Aug 012011
 

Hmmm... back to the importance of names - what is a "police action?"

“There are very few reunions of Korean War veterans”
– Fehrenbach, This Kind of War.

Now, this is not a post about the Korean War. It is about incentives and the unintended consequences of some incentives on leadership and working together in a team.

My study of this war came about when I realized all I knew about the era I learned from the series M*A*S*H. I am hardly an expert on the war now, but I want to share with you some of the background I have picked up so far.

The war in 99 words

(ROK – Republic of Korea,
NKPA – North Korean People’s Army)

In June 1950, the NKPA drove the ROK nearly off the Korean Peninsula. Under the UN banner, allied forces mainly comprised of US and ROK soldiers drove the aggressors back almost to Manchuria through November, when Chinese forces counter-attacked through mid-1951.

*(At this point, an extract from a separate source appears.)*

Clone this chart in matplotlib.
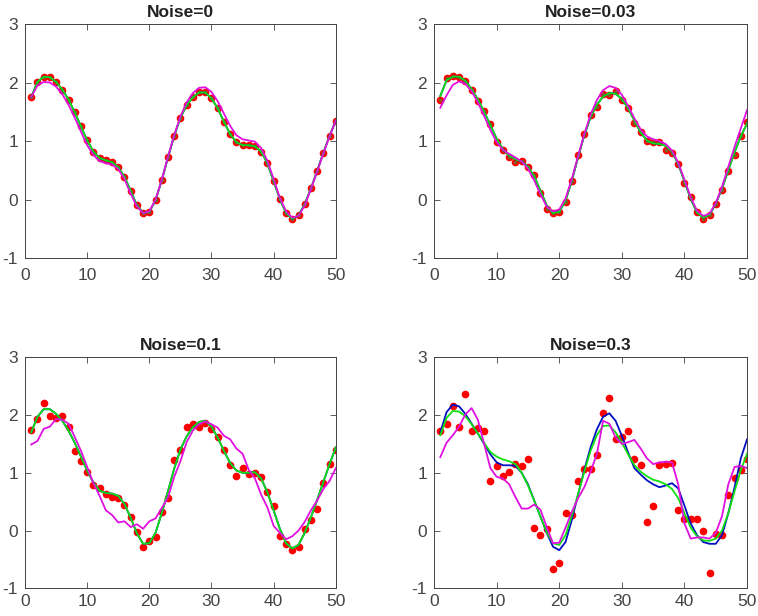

It took two more years to reach armistice in the summer of 1953. The “war of containment” raged with mounting casualties long after both sides agreed diplomatically to work toward armistice.

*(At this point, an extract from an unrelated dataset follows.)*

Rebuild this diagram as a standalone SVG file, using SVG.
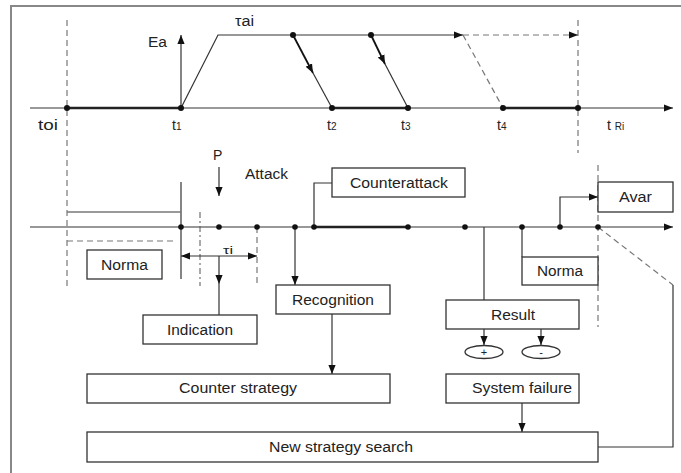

During this three years, the US had nearly as many deaths and over twice as many missing-in-actions as occurred in the 20-year span of the Vietnam War.

Signs of the times

WWII had only recently ended. Many countries were rebuilding, while the Cold War was just getting started and the defense of Europe against communist advances was a high priority. Outside the communist nations, nobody was prepared for war and nobody wanted to be there.

The US established a policy of “rotation” by which servicemen were returned home after earning 36 “points”. Points accrued at different rates based on role and type of duty. For a nation “at peace”, it was a system designed with fairness in mind, from a certain perspective.

Unintended consequences

There were several unintended consequences of the points system and rotation:

  1. Seasoned soldiers were sent home and replaced by “green” enlistees and recalled inactive reservists
  2. Many soldiers focused on staying alive until they reached their 36 points (though reaching the milestone was not a guarantee of being sent home)
  3. Soldiers who were the closest to their point threshold – who had more service time and experience – became even more risk averse

Given the side effects of the point system and rotation, some soldiers might feel more like individuals than teammates. Everyone was concerned to get home, to stay alive, to avoid risk. Institutional knowledge was lost in trade for inexperience. Though the US had more effective weapons, mobility, systems and communications they were continually re-learning to work together and fight together as a team.

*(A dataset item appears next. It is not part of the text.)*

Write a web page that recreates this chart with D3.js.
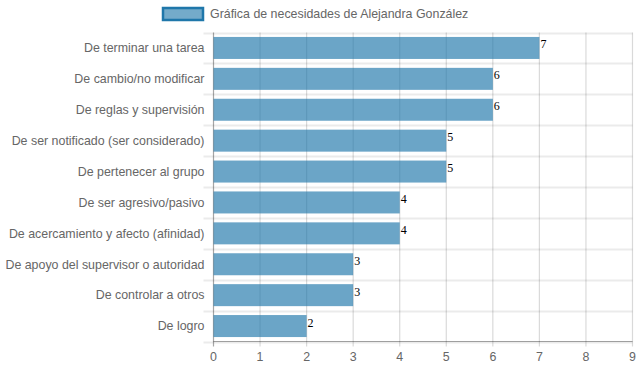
<!DOCTYPE html>
<html>
<head>
<meta charset="utf-8">
<script src="https://cdn.jsdelivr.net/npm/d3@7"></script>
<style>
  body { margin: 0; background: #fff; }
  svg { display: block; font-family: Arial, "Liberation Sans", sans-serif; }
</style>
</head>
<body>
<div id="chart"></div>
<script>
(function(){
    "use strict";

    var categories = [
        "De terminar una tarea",
        "De cambio/no modificar",
        "De reglas y supervisión",
        "De ser notificado (ser considerado)",
        "De pertenecer al grupo",
        "De ser agresivo/pasivo",
        "De acercamiento y afecto (afinidad)",
        "De apoyo del supervisor o autoridad",
        "De controlar a otros",
        "De logro"
    ];
    var values = [7, 6, 6, 5, 5, 4, 4, 3, 3, 2];
    var xTicks = [0, 1, 2, 3, 4, 5, 6, 7, 8, 9];
    var seriesName = "Gráfica de necesidades de Alejandra González";

    var width = 639, height = 372;
    var left = 213.5, right = 632.5, top = 32.5, bottom = 341.5;
    var fs = 12.4;

    var svg = d3.select("#chart").append("svg")
        .attr("width", width).attr("height", height);

    var x = d3.scaleLinear().domain([0, 9]).range([left, right]);
    var y = d3.scaleBand().domain(categories).range([top, bottom]).paddingInner(0).paddingOuter(0);

    // horizontal grid lines between categories (with ticks)
    var hLines = d3.range(categories.length + 1).map(function(i){ return top + i * y.step(); });
    svg.append("g").selectAll("line")
        .data(hLines)
        .enter().append("line")
        .attr("x1", left - 10).attr("x2", right)
        .attr("y1", function(d){ return Math.round(d) + 0.5; })
        .attr("y2", function(d){ return Math.round(d) + 0.5; })
        .attr("stroke", "rgba(0,0,0,0.08)")
        .attr("stroke-width", 2);

    // vertical grid lines
    svg.append("g").selectAll("line")
        .data(xTicks)
        .enter().append("line")
        .attr("x1", function(d){ return x(d); })
        .attr("x2", function(d){ return x(d); })
        .attr("y1", top).attr("y2", bottom + 5)
        .attr("stroke", function(d){ return d === 0 ? "rgba(0,0,0,0.35)" : "rgba(0,0,0,0.15)"; })
        .attr("stroke-width", 1.2);

    // x axis line
    svg.append("line")
        .attr("x1", left).attr("x2", right)
        .attr("y1", bottom).attr("y2", bottom)
        .attr("stroke", "rgba(0,0,0,0.35)");

    // bars
    var barH = 22;
    svg.append("g").selectAll("rect")
        .data(values)
        .enter().append("rect")
        .attr("x", x(0))
        .attr("y", function(d, i){ return y(categories[i]) + y.bandwidth() / 2 - barH / 2; })
        .attr("width", function(d){ return x(d) - x(0); })
        .attr("height", barH)
        .attr("fill", "rgba(31,119,170,0.66)");

    // value labels
    svg.append("g").selectAll("text")
        .data(values)
        .enter().append("text")
        .attr("x", function(d){ return x(d) + 1; })
        .attr("y", function(d, i){ return y(categories[i]) + y.bandwidth() / 2 + 0.5; })
        .attr("font-family", "'Liberation Serif', 'Times New Roman', serif")
        .attr("font-size", 12)
        .attr("fill", "#000")
        .text(function(d){ return d; });

    // y tick labels
    svg.append("g").selectAll("text")
        .data(categories)
        .enter().append("text")
        .attr("x", left - 9)
        .attr("y", function(d){ return y(d) + y.bandwidth() / 2; })
        .attr("dy", "0.35em")
        .attr("text-anchor", "end")
        .attr("font-size", fs)
        .attr("fill", "#666")
        .text(function(d){ return d; });

    // x tick labels
    svg.append("g").selectAll("text")
        .data(xTicks)
        .enter().append("text")
        .attr("x", function(d){ return x(d); })
        .attr("y", bottom + 15)
        .attr("dy", "0.35em")
        .attr("text-anchor", "middle")
        .attr("font-size", fs)
        .attr("fill", "#666")
        .text(function(d){ return d; });

    // legend
    svg.append("rect")
        .attr("x", 163).attr("y", 8)
        .attr("width", 40).attr("height", 12)
        .attr("fill", "rgba(31,119,170,0.62)")
        .attr("stroke", "rgb(31,119,170)")
        .attr("stroke-width", 2.5);
    svg.append("text")
        .attr("x", 210).attr("y", 14)
        .attr("dy", "0.35em")
        .attr("font-size", fs)
        .attr("fill", "#666")
        .text(seriesName);
}());
</script>
</body>
</html>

As a former submariner, I get it. Maybe that is why this story resonates so much with me. I want to share it with you so you might also know more about my focus on teams, trust and the kind of careful and powerful interpretations that will help us be effective in our work together.

Reflecting on your software teams

There are so many disciplines to study. In the same way that we sometimes use rotations to help team members learn various roles and ways of collaborating, we can also learn about our teams from sources outside technical books and trade rags. I encourage my teams to read history, philosophy, business, fiction, poetry and spirituality… and we often share reading lists with each other.

So let me close this first by expressing my sincere desire that you found new or reinforced ideas in this writing, and then let me ask a few related questions to think about or trigger your comments related to team building, leadership and (sometimes misguided) incentives.

How are you preserving institutional knowledge? How are you coaching and mentoring new team members?

If you encourage people to change roles here and there, do you present it as a requirement, a privilege or an option? Though you may have a form of rotation, how do you feel about allowing team members to develop and play to their special strengths or abilities?

Do your team incentives work, in your assessment? Can you share them with us in the comments?

And finally, do you think there will be very many reunions of the veterans of your software teams?